The story of Gawain and the Loathly Lady is a classic. King Arthur, as per usual, is desperate to solve a life-threatening riddle. He bumps into a truly ugly hag who tells him that she can solve the riddle, on one condition: that she is allowed to marry Sir Gawain. Gawain being Gawain, selflessly consents in order to save his uncle.
After the Gawain-Loathly Lady marriage, the newlyweds retire to their bedroom. To Gawain’s surprise, the loathly lady is now gorgeous. She explains that her curse has been half lifted and that Gawain now has a choice: he can have her beautiful at night, or during the day. Only the correct answer, will fully break his wife from the curse.
Frank Lampard, our Gawain, has been in charge for four games. He’s won two, convincingly and he’s also racked up two pretty dismal defeats.
If we close one eye, and only look at the wins, against Brentford and Leeds at Goodison, things are great. We smashed Brentford 4-1, and beat Leeds 3-0. Scored 7. Conceded 1.
If we look at just the defeats, against Newcastle and Southampton, it’s panic stations. We were out-muscled and out-fought by Newcastle, in a 3-1 drubbing (haway the extrajudicial murderers.) At Southampton, we were beaten 2-0, and never even had a whiff of a goalscoring chance. All told, we conceded 5 and scored 1. (Maybe. It was an own goal after all)
The frustrating thing is that these performances sit in almost perfect opposition to each other. Want to see Andre Gomes’ best game in ages? Watch Everton – Brentford. Want to see the worst Gomes Everton performance in ages? Watch Southampton – Everton.
Against Leeds, we had over 20 shots and more than ten on target. The first time in almost a decade that we’ve done that, and as for Leeds, hey had no shots on goal.

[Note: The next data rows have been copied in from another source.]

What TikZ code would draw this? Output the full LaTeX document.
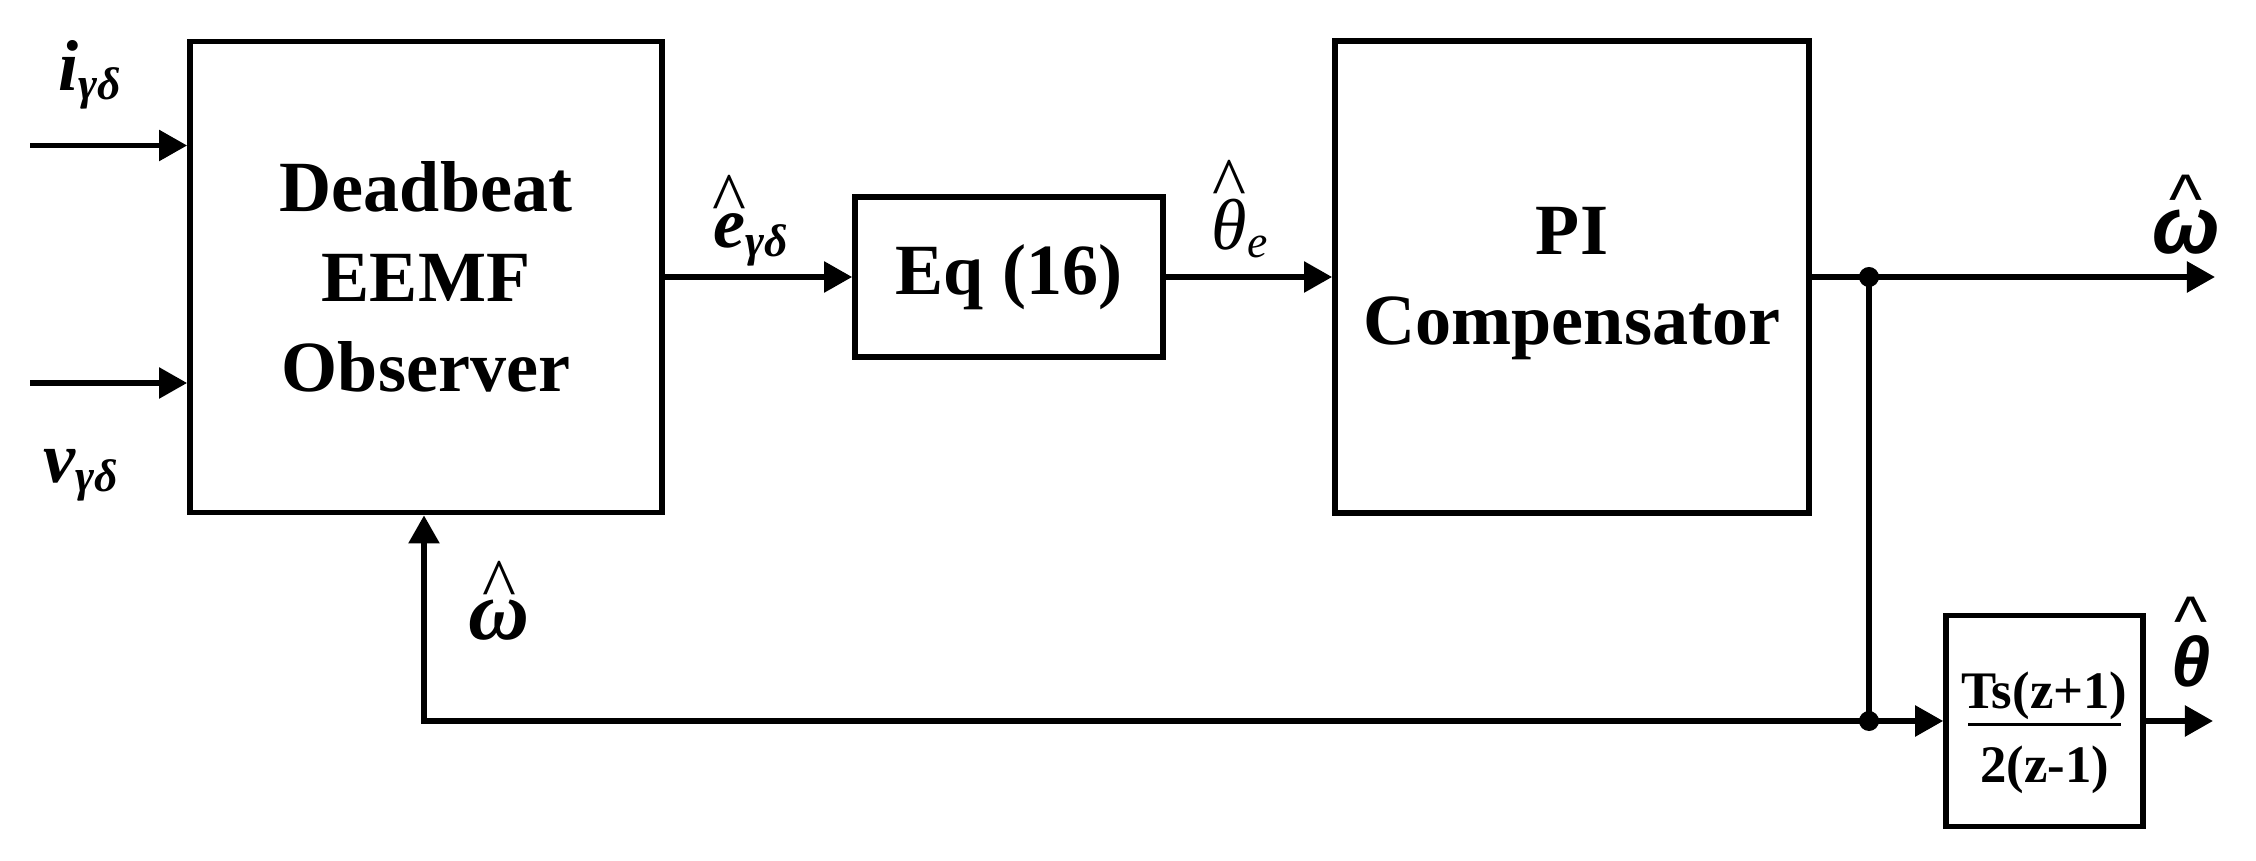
\documentclass[tikz,border=0pt]{standalone}
\usepackage{fontspec}
\setmainfont{Liberation Serif}
\newfontfamily\sansf{Liberation Sans}
\usetikzlibrary{arrows.meta}
\newcommand\hatover[3]{\ooalign{#3\cr\hidewidth\raisebox{#1}{#2\textasciicircum}\hidewidth\cr}}
\newcommand\serifhat{\normalfont\fontsize{20.5}{20}\selectfont}
\newcommand\sanshat{\sansf\mdseries\upshape\fontsize{20}{20}\selectfont}
\newcommand\subsz{\fontsize{13}{14}\selectfont}
\begin{document}
\begin{tikzpicture}[x=0.01cm,y=-0.01cm,
  lw/.style={line width=0.055cm},
  arr/.style={-{Triangle[length=0.28cm,width=0.30cm]}},
  blk/.style={draw, line width=0.055cm, inner sep=0pt, align=center,
    font=\fontsize{20.5}{25.5}\selectfont\bfseries},
  lbl/.style={inner sep=0pt, font=\fontsize{20.5}{24}\selectfont}]
\useasboundingbox (0,0) rectangle (2256,861);
% blocks
\node[blk, minimum width=4.72cm, minimum height=4.71cm] (obs) at (426,277) {Deadbeat\\EEMF\\Observer};
\node[blk, minimum width=3.08cm, minimum height=1.60cm] (eq) at (1009,277) {Eq (16)};
\node[blk, minimum width=4.74cm, minimum height=4.72cm] (pi) at (1572,277) {\rule{0pt}{17pt}PI\\Compensator};
\node[blk, minimum width=1.97cm, minimum height=2.11cm, font=\fontsize{15}{16}\selectfont\bfseries] (ts) at (2044.5,721)
  {\rule{0pt}{17pt}Ts(z+1)\\[-11pt]\rule{1.52cm}{0.03cm}\\2(z-1)};
% coordinates
\coordinate (iin) at (30,145.5);
\coordinate (vin) at (30,383);
\coordinate (j1) at (1869,277);
\coordinate (j2) at (1869,721);
\coordinate (wout) at (2215,277);
\coordinate (tout) at (2213,721);
\coordinate (fb) at (424,721);
% connectors
\draw[lw,arr] (iin) -- (iin -| obs.west);
\draw[lw,arr] (vin) -- (vin -| obs.west);
\draw[lw,arr] (obs.east) -- (eq.west);
\draw[lw,arr] (eq.east) -- (pi.west);
\draw[lw,arr] (pi.east) -- (wout);
\draw[lw] (j1) -- (j2);
\draw[lw,arr] (j2) -- (ts.west);
\draw[lw,arr] (j2) -- (fb) -- (fb |- obs.south);
\draw[lw,arr] (ts.east) -- (tout);
\fill (j1) circle (0.1cm);
\fill (j2) circle (0.1cm);
% labels
\node[lbl, anchor=base west] (il) at (58,91) {\bfseries\itshape i\raisebox{-0.12em}{\subsz γδ}};
\node[lbl, anchor=base west] (vl) at (43,483) {\bfseries\itshape v\raisebox{-0.12em}{\subsz γδ}};
\node[lbl, anchor=base west] (el) at (713,248) {\bfseries\itshape\hatover{0.25cm}{\serifhat}{e}\raisebox{-0.12em}{\subsz γδ}};
\node[lbl, anchor=base west] (thl) at (1211,250) {\itshape\hatover{0.42cm}{\serifhat}{θ}\raisebox{-0.1em}{\subsz e}};
\node[lbl, anchor=base, font=\fontsize{24}{26}\selectfont] (wfb) at (499,640) {\bfseries\itshape\hatover{0.31cm}{\serifhat}{ω}};
\node[lbl, anchor=base, font=\fontsize{23}{26}\selectfont\sansf] (wr) at (2186,254) {\bfseries\itshape\hatover{0.30cm}{\sanshat}{ω}};
\node[lbl, anchor=base, font=\fontsize{20}{24}\selectfont\sansf] (tr) at (2191,687) {\bfseries\itshape\hatover{0.41cm}{\sanshat}{θ}};
\end{tikzpicture}
\end{document}
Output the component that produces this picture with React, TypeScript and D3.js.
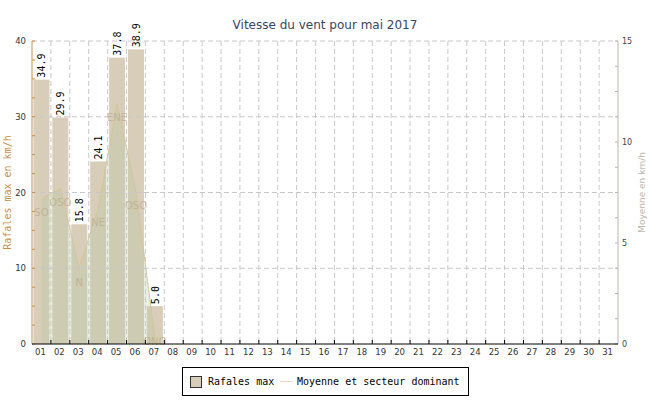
import React from "react";
import * as d3 from "d3";

const days = Array.from({ length: 31 }, (_, i) => String(i + 1).padStart(2, "0"));
const gustDays = ["01", "02", "03", "04", "05", "06", "07"];
const gustValues = [34.9, 29.9, 15.8, 24.1, 37.8, 38.9, 5.0];
const avgValues = [7.2, 7.7, 3.75, 6.7, 11.9, 7.55, 0.3];
const sectors = ["SO", "OSO", "N", "NE", "ENE", "OSO", "ONO"];
const leftTicks = [0, 10, 20, 30, 40];
const rightTicks = [0, 5, 10, 15];

const W = 650, H = 400;
const L = 32, R = 618, T = 41, B = 344;

export default function App() {
  const x = d3.scaleBand<string>().domain(days).range([L, R]).padding(0);
  const bw = x.bandwidth();
  const yL = d3.scaleLinear().domain([0, 40]).range([B, T]);
  const yR = d3.scaleLinear().domain([0, 15]).range([B, T]);
  const cx = (d: string) => (x(d) as number) + bw / 2;

  const pts = gustDays.map((d, i) => ({ d, v: avgValues[i], s: sectors[i] }));
  const area = d3.area<any>().x((p) => cx(p.d)).y0(B).y1((p) => yR(p.v));
  const line = d3.line<any>().x((p) => cx(p.d)).y((p) => yR(p.v));

  const leftMinor = d3.range(0, 40.01, 2.5);
  const rightMinor = d3.range(0, 15.01, 1.25);
  const mono = "'DejaVu Sans Mono', monospace";
  const sans = "'DejaVu Sans', sans-serif";
  const leftColor = "#c8904a";
  const rightColor = "#bdb6aa";
  const barColor = "#d8cdb9";

  return (
    <svg width={W} height={H} style={{ position: "absolute", left: 0, top: 0, background: "#fff" }}>
      <rect x={0} y={0} width={W} height={H} fill="#fff" />
      <text x={325} y={29} textAnchor="middle" fontFamily={sans} fontSize={12} fill="#3a4360">
        Vitesse du vent pour mai 2017
      </text>

      {/* bars */}
      {gustDays.map((d, i) => (
        <rect key={d} x={cx(d) - 8} y={yL(gustValues[i])} width={16} height={B - yL(gustValues[i])} fill={barColor} />
      ))}

      {/* average area + line */}
      <path d={area(pts) as string} fill="rgba(180,200,160,0.3)" />
      <path d={line(pts) as string} fill="none" stroke="#d6c59c" strokeWidth={1} />

      {/* grid */}
      {leftTicks.filter((t) => t > 0).map((t) => (
        <line key={"h" + t} x1={L} x2={R} y1={yL(t)} y2={yL(t)} stroke="#c8c8c8" strokeDasharray="5,3" />
      ))}
      {days.slice(1).map((d) => (
        <line key={"v" + d} x1={(x(d) as number)} x2={(x(d) as number)} y1={T} y2={B} stroke="#c8c8c8" strokeDasharray="5,3" />
      ))}

      {/* sector labels */}
      {pts.map((p, i) => (
        <text key={"s" + i} x={cx(p.d)} y={Math.min(yR(p.v) + 14, 341) + 3.5} textAnchor="middle"
          fontFamily={sans} fontSize={10} fill="rgba(185,165,130,0.65)">
          {p.s}
        </text>
      ))}

      {/* bar value labels */}
      {gustDays.map((d, i) => (
        <text key={"g" + d} transform={`translate(${cx(d) + 4},${yL(gustValues[i]) - 2}) rotate(-90)`}
          fontFamily={mono} fontSize={10} fill="#000">
          {gustValues[i].toFixed(1)}
        </text>
      ))}

      {/* left axis */}
      <line x1={L} x2={L} y1={T} y2={B} stroke={leftColor} />
      {leftMinor.map((t) => (
        <line key={"lt" + t} x1={L} x2={L + 3} y1={yL(t)} y2={yL(t)} stroke={leftColor} />
      ))}
      {leftTicks.map((t) => (
        <text key={"ll" + t} x={26} y={yL(t) + 3} textAnchor="end" fontFamily={sans} fontSize={8.5} fill="#333">
          {t}
        </text>
      ))}
      <text transform={`translate(11,${(T + B) / 2}) rotate(-90)`} textAnchor="middle" fontFamily={mono}
        fontSize={10} fill={leftColor}>
        Rafales max en km/h
      </text>

      {/* right axis */}
      <line x1={R} x2={R} y1={T} y2={B} stroke={rightColor} />
      {rightMinor.map((t) => (
        <line key={"rt" + t} x1={R - 3} x2={R} y1={yR(t)} y2={yR(t)} stroke={rightColor} />
      ))}
      {rightTicks.map((t) => (
        <text key={"rl" + t} x={622} y={yR(t) + 3} textAnchor="start" fontFamily={sans} fontSize={8} fill="#444">
          {t}
        </text>
      ))}
      <text transform={`translate(645,${(T + B) / 2}) rotate(-90)`} textAnchor="middle" fontFamily={sans}
        fontSize={9} fill={rightColor}>
        Moyenne en km/h
      </text>

      {/* bottom axis */}
      <line x1={L} x2={R} y1={B} y2={B} stroke="#000" />
      {days.slice(1).map((d) => (
        <line key={"bt" + d} x1={x(d) as number} x2={x(d) as number} y1={B - 4} y2={B} stroke="#000" />
      ))}
      {days.map((d) => (
        <text key={"bl" + d} x={cx(d) - 1} y={355} textAnchor="middle" fontFamily={sans} fontSize={8.5} fill="#333">
          {d}
        </text>
      ))}

      {/* legend */}
      <rect x={182.5} y={367.5} width={286} height={28} fill="#fff" stroke="#000" />
      <rect x={190.5} y={376.5} width={11} height={11} fill={barColor} stroke="#333" />
      <text x={208} y={385} fontFamily={mono} fontSize={10} fill="#000">Rafales max</text>
      <line x1={280} x2={293} y1={381.5} y2={381.5} stroke="#e8dcc4" />
      <text x={297} y={385} fontFamily={mono} fontSize={10} fill="#000">Moyenne et secteur dominant</text>
    </svg>
  );
}
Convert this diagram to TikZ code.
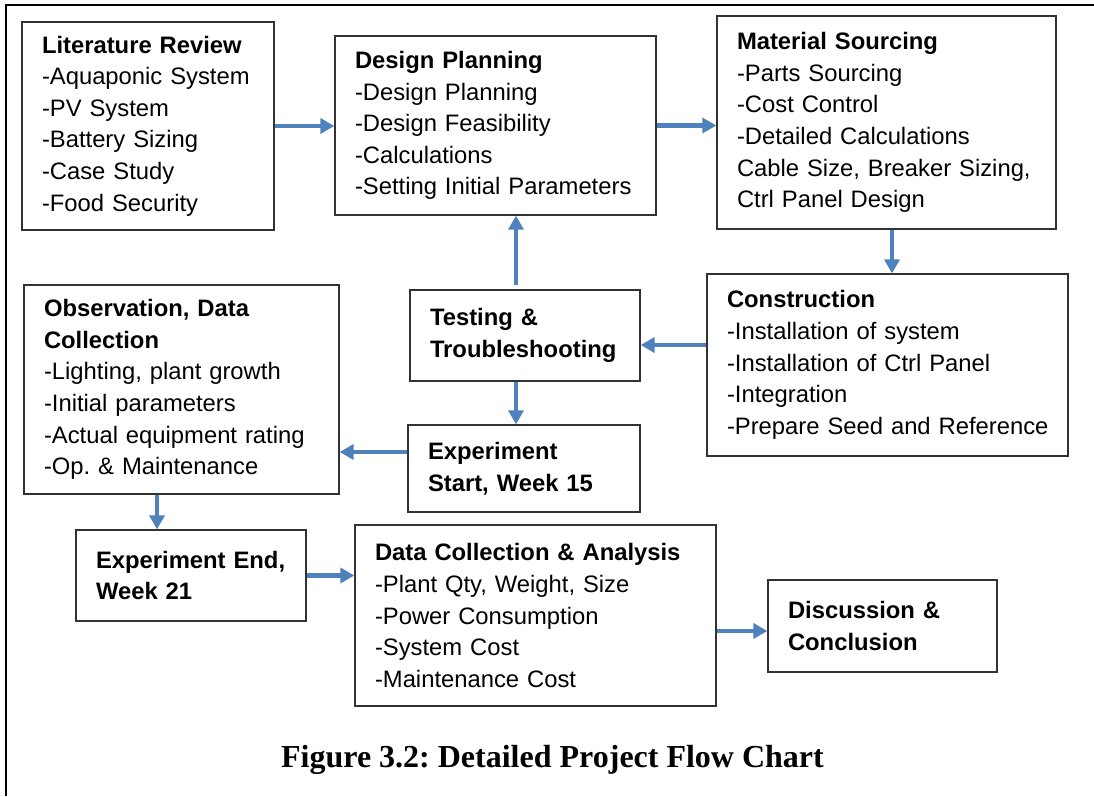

Zilch. Fast forward to Saturday and you have almost the exact opposite. Everton registering zero shots on goal and Southampton with 19, and 11 on target.
Southampton was a comedy of errors that never threatened to be remotely funny. They’re a good team, I don’t know that I was expecting a rousing Everton victory, but I certainly wasn’t expecting this:
In the first half, we were treated to an Allan who spent most of the first half swinging at Southampton players with the fury of an old man with a fly swatter and a buzzing noise in his ears. Every time he tried to tackle, I thought he’d get himself sent off. He was replaced for the second half by Andre Gomes, who also looked like he’d get himself sent off but through a series of slow motion balletic stumbles. Gomes also got fouled/fell over with the ball, which led to the Southampton opening goal. Clearly frustrated by this, he looked like he wanted to make amends, but didn’t remember how.
Yesterday, as Leeds seemed to be dragging themselves back into their match with Man Utd, an Evertonian tweeted this:
Didn’t we just beat Leeds last week? Didn’t they end up losing 4-2 to Man Utd?
I reject the idea that these players don’t care. We saw against Leeds that they did. I reject the idea that they aren’t good enough, we finished 10th last season, on 59 points, with a weaker squad. Equally, we shouldn’t be hailing van de Beek as the second coming after a good 90 minutes. What has hurt this team is the sedimentary rock of good money being thrown after bad. A layer cake of signings, and a roulette wheel of managers, all asking different things of the players.
Since 19 May 2013, when David Moyes left the club, we’ve had:
- Roberto Martinez for 140 games
- Unsworth for 1 caretaker game
- Ronald Koeman for 58 games
- Unsworth (again) for 8 caretaker games
- Sam Allardyce for 26 games
- Marco Silva for 60 games
- Big Dunc for 4
- Carlo for 67
- Rafa for 22
- Big Dunc for another 1
- and finally, Frank Lampard.
Are you dizzy reading that? I know I am, and I’m sure the players are too.
When asked about relegation,. Lampard says “I think it is really clear, isn’t it? The position we are at in the table is clear to see”…
Some clarity. As I write this, Lampard has had 15 days to correct this mess. 4 games to correctly answer the riddle, and rid us of the Loathly Lady. We’re 16th in the table. Two points behind Brentford, with three games in hand. 4 off Palace, with 2 in hand. We’ve played fewer games than all the teams below us, with the exception of Burnley. When people say, “Ah, but our game in hand is against Man City,” I get confused. Don’t they have to play Man City too?
It seems like both sides of this argument have amnesia. We don’t just have the hot tap on with scalding water, and we don’t just have the cold tap on. It’s a mix. It only takes looking to Saturday to see how woeful we can be, and thinking back to the previous weekend to remember how brilliant we can be.
I’m not diminishing the trouble we’re in, but some of the knee-jerk bed wetting has been unreal. And I’m not losing the run of myself after one (1) good Donny van de Beek performance.